What Documentation Assurance Should Demonstrate

Commissioners, funders, and regulators expect documentation to show what support was delivered, whether it matched the care plan, what changed, who was informed, and what follow-up occurred. They do not expect unnecessary length. They expect records that are accurate, timely, person-specific, and useful.

Strong documentation assurance should show note timeliness, content quality, variance recording, escalation decisions, supervisor sampling, staff coaching, care plan updates, case manager communication, and governance review. It should also show how documentation evidence supports billing accuracy, service continuity, protective action, and funding discussions where needs change.

This creates a stronger culture because staff understand why records matter.
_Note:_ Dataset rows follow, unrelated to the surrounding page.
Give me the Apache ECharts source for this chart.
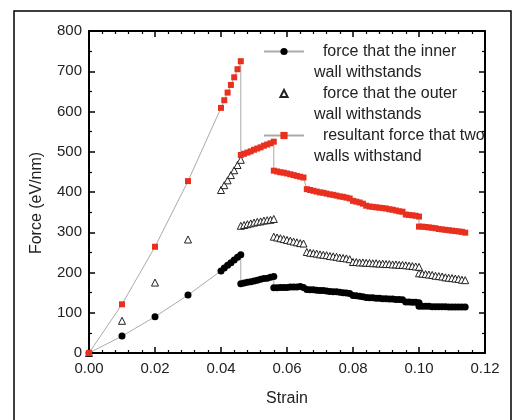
<!DOCTYPE html>
<html>
<head>
<meta charset="utf-8">
<script src="https://cdn.jsdelivr.net/npm/echarts@6/dist/echarts.min.js"></script>
<style>
html,body{margin:0;padding:0;background:#fff;}
#chart{width:512px;height:420px;}
</style>
</head>
<body>
<div id="chart"></div>
<script>
// ---- data ----
var strain = [0, 0.01, 0.02, 0.03,
  0.040, 0.041, 0.042, 0.043, 0.044, 0.045, 0.046,
  0.046, 0.047, 0.048, 0.049, 0.050, 0.051, 0.052, 0.053, 0.054, 0.055, 0.056,
  0.056, 0.057, 0.058, 0.059, 0.060, 0.061, 0.062, 0.063, 0.064, 0.065,
  0.066, 0.067, 0.068, 0.069, 0.070, 0.071, 0.072, 0.073, 0.074, 0.075, 0.076, 0.077, 0.078, 0.079,
  0.080, 0.081, 0.082, 0.083, 0.084,
  0.085, 0.086, 0.087, 0.088, 0.089, 0.090, 0.091, 0.092, 0.093, 0.094, 0.095,
  0.096, 0.097, 0.098, 0.099, 0.100,
  0.100, 0.101, 0.102, 0.103, 0.104, 0.105, 0.106, 0.107, 0.108, 0.109, 0.110, 0.111, 0.112, 0.113, 0.114];

var innerForce = [0, 42, 90, 144,
  204, 211, 218, 224, 231, 238, 244,
  172, 174, 176, 177, 179, 181, 183, 185, 186, 188, 190,
  162, 162, 163, 163, 163, 164, 164, 164, 165, 163,
  158, 157, 157, 156, 155, 155, 154, 153, 152, 152, 151, 150, 149, 148,
  143, 142, 141, 140, 138,
  137, 137, 136, 136, 135, 135, 134, 134, 133, 133, 132,
  127, 127, 126, 126, 125,
  116, 116, 116, 116, 115, 115, 115, 115, 115, 114, 114, 114, 114, 114, 114];

var outerForce = [0, 80, 175, 282,
  405, 417, 429, 442, 454, 467, 480,
  316, 318, 320, 322, 324, 326, 327, 329, 330, 331, 333,
  289, 287, 285, 283, 281, 279, 277, 275, 273, 272,
  251, 249, 248, 247, 245, 244, 243, 241, 240, 239, 237, 236, 235, 233,
  226, 226, 225, 225, 224,
  224, 223, 223, 222, 222, 221, 221, 220, 220, 219, 219,
  218, 217, 216, 215, 214,
  198, 197, 196, 195, 194, 192, 191, 190, 188, 187, 186, 185, 184, 182, 181];

var resultantForce = [0, 121, 264, 427,
  609, 628, 647, 666, 685, 705, 725,
  492, 495, 498, 501, 505, 508, 511, 515, 518, 521, 525,
  453, 451, 449, 448, 446, 444, 442, 440, 438, 436,
  407, 405, 403, 401, 399, 398, 396, 394, 393, 391, 389, 388, 386, 384,
  378, 376, 374, 371, 366,
  364, 363, 362, 361, 360, 359, 357, 356, 354, 352, 351,
  344, 343, 342, 341, 339,
  314, 314, 313, 312, 311, 310, 308, 307, 306, 305, 304, 303, 302, 301, 299];

var seriesNames = ['inner', 'outer', 'resultant'];
var legendLabels = {
  inner: '  force that the inner\nwall withstands',
  outer: '  force that the outer\nwall withstands',
  resultant: '  resultant force that two\nwalls withstand'
};
var xTicks = {min: 0, max: 0.12, interval: 0.02};
var yTicks = {min: 0, max: 800, interval: 100};

function pairs(vals) { return strain.map(function (s, i) { return [s, vals[i]]; }); }

var FONT = '"Liberation Sans", Arial, sans-serif';
var tickStyle = {inside: true, length: 6, lineStyle: {color: '#000', width: 1.5}};
var axisLine = {show: true, onZero: false, lineStyle: {color: '#000', width: 2}};

function xAxis(pos, showLabel) {
  return {
    type: 'value', position: pos, min: xTicks.min, max: xTicks.max, interval: xTicks.interval,
    axisLine: axisLine, axisTick: tickStyle,
    minorTick: {show: true, splitNumber: 5, length: 3, lineStyle: {color: '#000', width: 1.2}},
    splitLine: {show: false}, minorSplitLine: {show: false},
    axisLabel: {show: showLabel, fontSize: 15, color: '#222', fontFamily: FONT, margin: 8,
      formatter: function (v) { return v.toFixed(2); }},
    name: showLabel ? 'Strain' : '', nameLocation: 'middle', nameGap: 38,
    nameTextStyle: {fontSize: 16, color: '#222', fontFamily: FONT}
  };
}
function yAxis(pos, showLabel) {
  return {
    type: 'value', position: pos, min: yTicks.min, max: yTicks.max, interval: yTicks.interval,
    axisLine: axisLine, axisTick: tickStyle,
    minorTick: {show: true, splitNumber: 2, length: 3, lineStyle: {color: '#000', width: 1.2}},
    splitLine: {show: false}, minorSplitLine: {show: false},
    axisLabel: {show: showLabel, fontSize: 15, color: '#222', fontFamily: FONT, margin: 7},
    name: showLabel ? 'Force (eV/nm)' : '', nameLocation: 'middle', nameGap: 44,
    nameTextStyle: {fontSize: 16, color: '#222', fontFamily: FONT, padding: [0, 22, 0, 0]}
  };
}

var chart = echarts.init(document.getElementById('chart'), null, {renderer: 'canvas'});
chart.setOption({
  animation: false,
  backgroundColor: '#fff',
  grid: {left: 89, right: 27, top: 31, bottom: 67, containLabel: false},
  xAxis: [xAxis('bottom', true), xAxis('top', false)],
  yAxis: [yAxis('left', true), yAxis('right', false)],
  legend: {
    orient: 'vertical', left: 263, top: 20, padding: 0,
    itemWidth: 40, itemHeight: 9, itemGap: -21,
    data: seriesNames,
    formatter: function (n) { return '\n' + legendLabels[n]; },
    textStyle: {fontSize: 16, lineHeight: 21, color: '#222', fontFamily: FONT, padding: [0, 0, 0, 5]}
  },
  graphic: [{
    type: 'rect', silent: true, z: 100,
    shape: {x: 14, y: 11, width: 497, height: 430},
    style: {fill: null, stroke: '#000', lineWidth: 1.5}
  }],
  series: [
    {
      name: seriesNames[0], type: 'line', data: pairs(innerForce),
      symbol: 'circle', symbolSize: 7, showAllSymbol: true,
      itemStyle: {color: '#000'},
      lineStyle: {color: '#aaa', width: 1}, z: 3
    },
    {
      name: seriesNames[1], type: 'line', data: pairs(outerForce),
      symbol: 'triangle', symbolSize: 7, showAllSymbol: true,
      itemStyle: {color: '#fff', borderColor: '#222', borderWidth: 1},
      lineStyle: {width: 0, opacity: 0}, z: 2
    },
    {
      name: seriesNames[2], type: 'line', data: pairs(resultantForce),
      symbol: 'rect', symbolSize: 6, showAllSymbol: true,
      itemStyle: {color: '#e8301e'},
      lineStyle: {color: '#aaa', width: 1}, z: 4
    }
  ]
});
</script>
</body>
</html>
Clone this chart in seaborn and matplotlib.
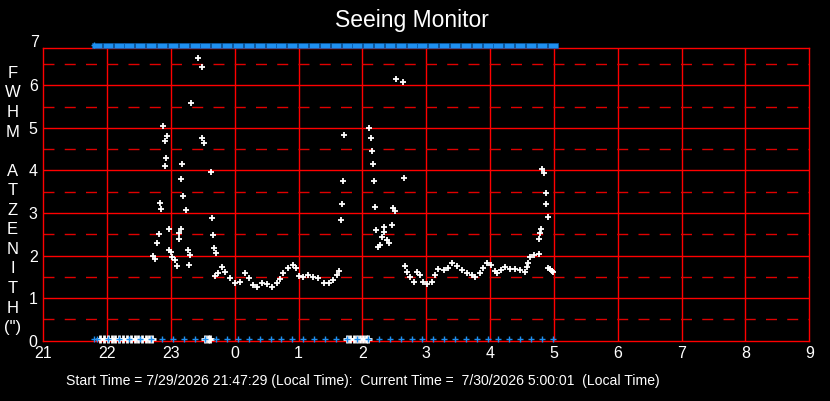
import matplotlib
matplotlib.use("Agg")
import matplotlib.pyplot as plt
import numpy as np
import pandas as pd
import seaborn as sns
from matplotlib.path import Path
from matplotlib.transforms import offset_copy

# ---------------- data ----------------
# hours after midnight are written as 24+h so the axis runs 21 -> 33 (= 9)
white_hours = [
    22.72, 22.75, 22.78, 22.81, 22.83, 22.84, 22.88, 22.90, 22.91, 22.93, 22.94,
    22.97, 22.97, 23.00, 23.02, 23.06, 23.09, 23.12, 23.13, 23.15, 23.16, 23.18,
    23.19, 23.24, 23.26, 23.28, 23.30, 23.31, 23.43, 23.48, 23.49, 23.51, 23.63,
    23.65, 23.66, 23.68, 23.70,
    # first calm stretch
    23.69, 23.74, 23.80, 23.85, 23.93, 24.00, 24.08, 24.16, 24.23, 24.29, 24.34,
    24.42, 24.50, 24.58, 24.66, 24.71, 24.76, 24.84, 24.91, 24.96, 25.01, 25.07,
    25.15, 25.23, 25.31, 25.39, 25.47, 25.54, 25.60, 25.64,
    # second burst
    25.66, 25.68, 25.70, 25.71, 26.11, 26.13, 26.15, 26.16, 26.18, 26.20, 26.21,
    26.24, 26.28, 26.30, 26.33, 26.33, 26.38, 26.42, 26.46, 26.48, 26.51, 26.53,
    26.63, 26.65,
    # second calm stretch
    26.66, 26.69, 26.75, 26.80, 26.85, 26.90, 26.95, 27.01, 27.09, 27.14, 27.19,
    27.27, 27.34, 27.40, 27.48, 27.56, 27.63, 27.71, 27.76, 27.84, 27.89, 27.95,
    28.01, 28.07, 28.10, 28.17, 28.23, 28.31, 28.39, 28.47, 28.55, 28.57, 28.60,
    28.63, 28.69, 28.76, 28.77, 28.78, 28.79, 28.82, 28.84, 28.87, 28.88, 28.90,
    28.91, 28.94, 28.97, 28.99,
]
white_fwhm = [
    2.00, 1.92, 2.30, 2.50, 3.23, 3.09, 5.04, 4.68, 4.10, 4.30, 4.80,
    2.62, 2.13, 2.09, 1.97, 1.90, 1.76, 2.39, 2.52, 2.62, 3.80, 4.15,
    3.40, 3.07, 2.13, 1.77, 2.02, 5.58, 6.65, 4.75, 6.42, 4.64, 3.97,
    2.88, 2.48, 2.18, 2.07,
    1.52, 1.58, 1.74, 1.62, 1.47, 1.35, 1.39, 1.58, 1.47, 1.31, 1.27,
    1.35, 1.33, 1.27, 1.35, 1.44, 1.58, 1.70, 1.78, 1.70, 1.52, 1.50,
    1.54, 1.50, 1.47, 1.36, 1.35, 1.43, 1.54, 1.64,
    2.83, 3.20, 3.75, 4.83, 5.00, 4.76, 4.46, 4.15, 3.75, 3.15, 2.60,
    2.19, 2.25, 2.44, 2.68, 2.56, 2.37, 2.29, 2.72, 3.12, 3.05, 6.15,
    6.07, 3.83,
    1.76, 1.62, 1.49, 1.39, 1.62, 1.54, 1.39, 1.33, 1.39, 1.54, 1.68,
    1.66, 1.70, 1.82, 1.76, 1.66, 1.60, 1.54, 1.49, 1.58, 1.70, 1.82,
    1.78, 1.64, 1.58, 1.66, 1.74, 1.68, 1.68, 1.66, 1.62, 1.74, 1.83,
    1.97, 2.01, 2.04, 2.38, 2.52, 2.62, 4.03, 3.95, 3.48, 3.20, 2.90,
    1.70, 1.68, 1.64, 1.62,
]
# failed readings, drawn on the zero line
zero_hours = [
    21.89, 21.95, 22.01, 22.07, 22.13, 22.19, 22.25, 22.31, 22.37, 22.43,
    22.49, 22.55, 22.61, 22.66, 22.70,
    23.54, 23.58, 23.61,
    25.76, 25.81, 25.86, 25.91, 25.96, 26.01, 26.05, 26.09,
]
# observation timestamps (blue markers)
sample_hours = [
    21.79, 21.84, 22.01, 22.18, 22.35, 22.52, 22.69, 22.86, 23.03, 23.20,
    23.37, 23.54, 23.71, 23.88, 24.05, 24.22, 24.39, 24.56, 24.73, 24.90,
    25.07, 25.24, 25.41, 25.58, 25.75, 25.92, 26.09, 26.26, 26.43, 26.60,
    26.77, 26.94, 27.11, 27.28, 27.45, 27.62, 27.79, 27.96, 28.13, 28.30,
    28.47, 28.64, 28.81, 28.98,
]
x_ticks = list(range(21, 34))
x_tick_labels = [str(h % 24) for h in x_ticks]
y_ticks = list(range(0, 7))
y_major_grid = [1, 2, 3, 4, 5, 6]
y_minor_grid = [0.5, 1.5, 2.5, 3.5, 4.5, 5.5, 6.5]
x_grid = list(range(22, 33))
y_top_label = 7

title = "Seeing Monitor"
ylabel = "F\nW\nH\nM\n\nA\nT\nZ\nE\nN\nI\nT\nH\n(\")"
footer = ("Start Time = 7/29/2026 21:47:29 (Local Time):  "
          "Current Time =  7/30/2026 5:00:01  (Local Time)")

# ---------------- style ----------------
sns.set_style("dark")
plt.rcParams['font.family'] = ['Liberation Sans', 'DejaVu Sans']

W, H = 830, 401
fig = plt.figure(figsize=(W / 100, H / 100), dpi=100, facecolor='black')
x0, x1, yb, yt = 43.3, 809.3, 340.7, 48.0
ax = fig.add_axes([x0 / W, 1 - yb / H, (x1 - x0) / W, (yb - yt) / H])
ax.set_facecolor('black')

RED = '#ff0000'
BLUE = '#1e8ff0'

# grid
for xv in x_grid:
    ax.axvline(xv, color=RED, lw=1.0, zorder=1)
for yv in y_major_grid:
    ax.axhline(yv, color=RED, lw=1.0, zorder=1)
for yv in y_minor_grid:
    ax.axhline(yv, color='#e00000', lw=1.0, ls=(0, (7.9, 7.4)), zorder=1)

# white zero markers (failed readings) slightly raised off the axis
up2 = offset_copy(ax.transData, fig=fig, x=0, y=2, units='dots')
sns.scatterplot(x=zero_hours, y=[0.0] * len(zero_hours), marker='+', s=26,
                linewidth=2.0, color='white', ax=ax, transform=up2,
                clip_on=False, zorder=4)
# blue timestamp markers at zero
sns.scatterplot(x=sample_hours, y=[0.0] * len(sample_hours), marker='+', s=14,
                linewidth=1.0, color=BLUE, ax=ax, transform=up2,
                clip_on=False, zorder=5)
# blue band at the top
band = Path([(-1, -1), (1, -1), (1, 0), (-1, 0), (-1, -1)],
            [Path.MOVETO, Path.LINETO, Path.LINETO, Path.LINETO, Path.CLOSEPOLY])
sns.scatterplot(x=sample_hours[1:], y=[y_top_label] * (len(sample_hours) - 1),
                marker=band, s=58, color=BLUE, edgecolor='#0b5aa8',
                linewidth=0.5, ax=ax, clip_on=False, zorder=5)
sns.scatterplot(x=sample_hours[:1], y=[y_top_label - 0.06], marker='+', s=14,
                linewidth=1.0, color=BLUE, ax=ax, clip_on=False, zorder=5)

# FWHM readings
df = pd.DataFrame({'hour': white_hours, 'fwhm': white_fwhm})
sns.scatterplot(data=df, x='hour', y='fwhm', marker='+', s=25, linewidth=1.3,
                color='white', ax=ax, zorder=6)

ax.set_xlim(21, 33)
ax.set_ylim(0, 6.875)
ax.set_xlabel('')
ax.set_ylabel('')
ax.grid(False)
for sp in ax.spines.values():
    sp.set_color(RED)
    sp.set_linewidth(1.0)
    sp.set_visible(True)
    sp.set_zorder(2)

ax.set_xticks(x_ticks)
ax.set_xticklabels(x_tick_labels)
ax.set_yticks(y_ticks)
ax.set_yticklabels([str(v) for v in y_ticks])
ax.tick_params(axis='both', colors='white', length=0, labelsize=11.5)
ax.tick_params(axis='x', pad=4)
ax.tick_params(axis='y', pad=4)
ax.text(-4 / (x1 - x0), y_top_label, str(y_top_label),
        transform=ax.get_yaxis_transform(), ha='right', va='center',
        color='white', fontsize=11.5, clip_on=False)

fig.text(412 / W, 1 - 21 / H, title, ha='center', va='center',
         fontsize=16.5, color='white')
fig.text(12.5 / W, 1 - 200.5 / H, ylabel, ha='center', va='center',
         multialignment='center', linespacing=1.38, fontsize=12, color='white')
fig.text(66 / W, 1 - 381 / H, footer, ha='left', va='center',
         fontsize=10.1, color='white')

fig.savefig('out.png', dpi=100, facecolor='black')
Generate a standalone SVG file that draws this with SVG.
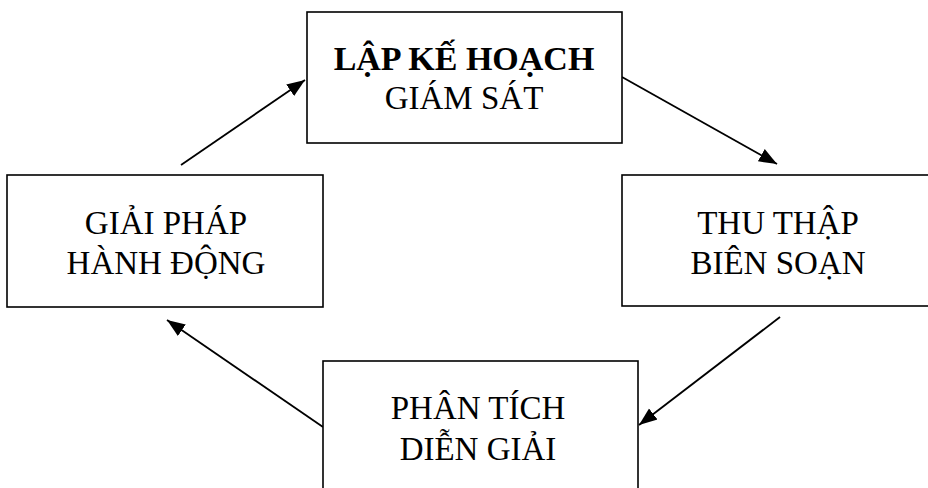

Supervisors can review service quality more effectively. Leaders can identify trends earlier. Commissioners receive clearer evidence when decisions are needed. Clients benefit because their changing needs are not lost in vague or routine wording.

Conclusion

Provider documentation risk reviews keep daily records accurate, useful, and audit-ready. They help providers move beyond checking whether notes were submitted and test whether those notes support safe decisions, clear escalation, and reliable service oversight.

In home care and home and community-based services, documentation affects continuity, billing, supervision, funding, safeguarding, quality assurance, and commissioner confidence. Strong systems define what records must show, who reviews them, how gaps are corrected, and how evidence moves into governance.

The result is stronger operational assurance. Staff record what matters, supervisors see change sooner, leaders can evidence control, and funders can trust that service delivery is documented in a way that supports both accountability and better outcomes.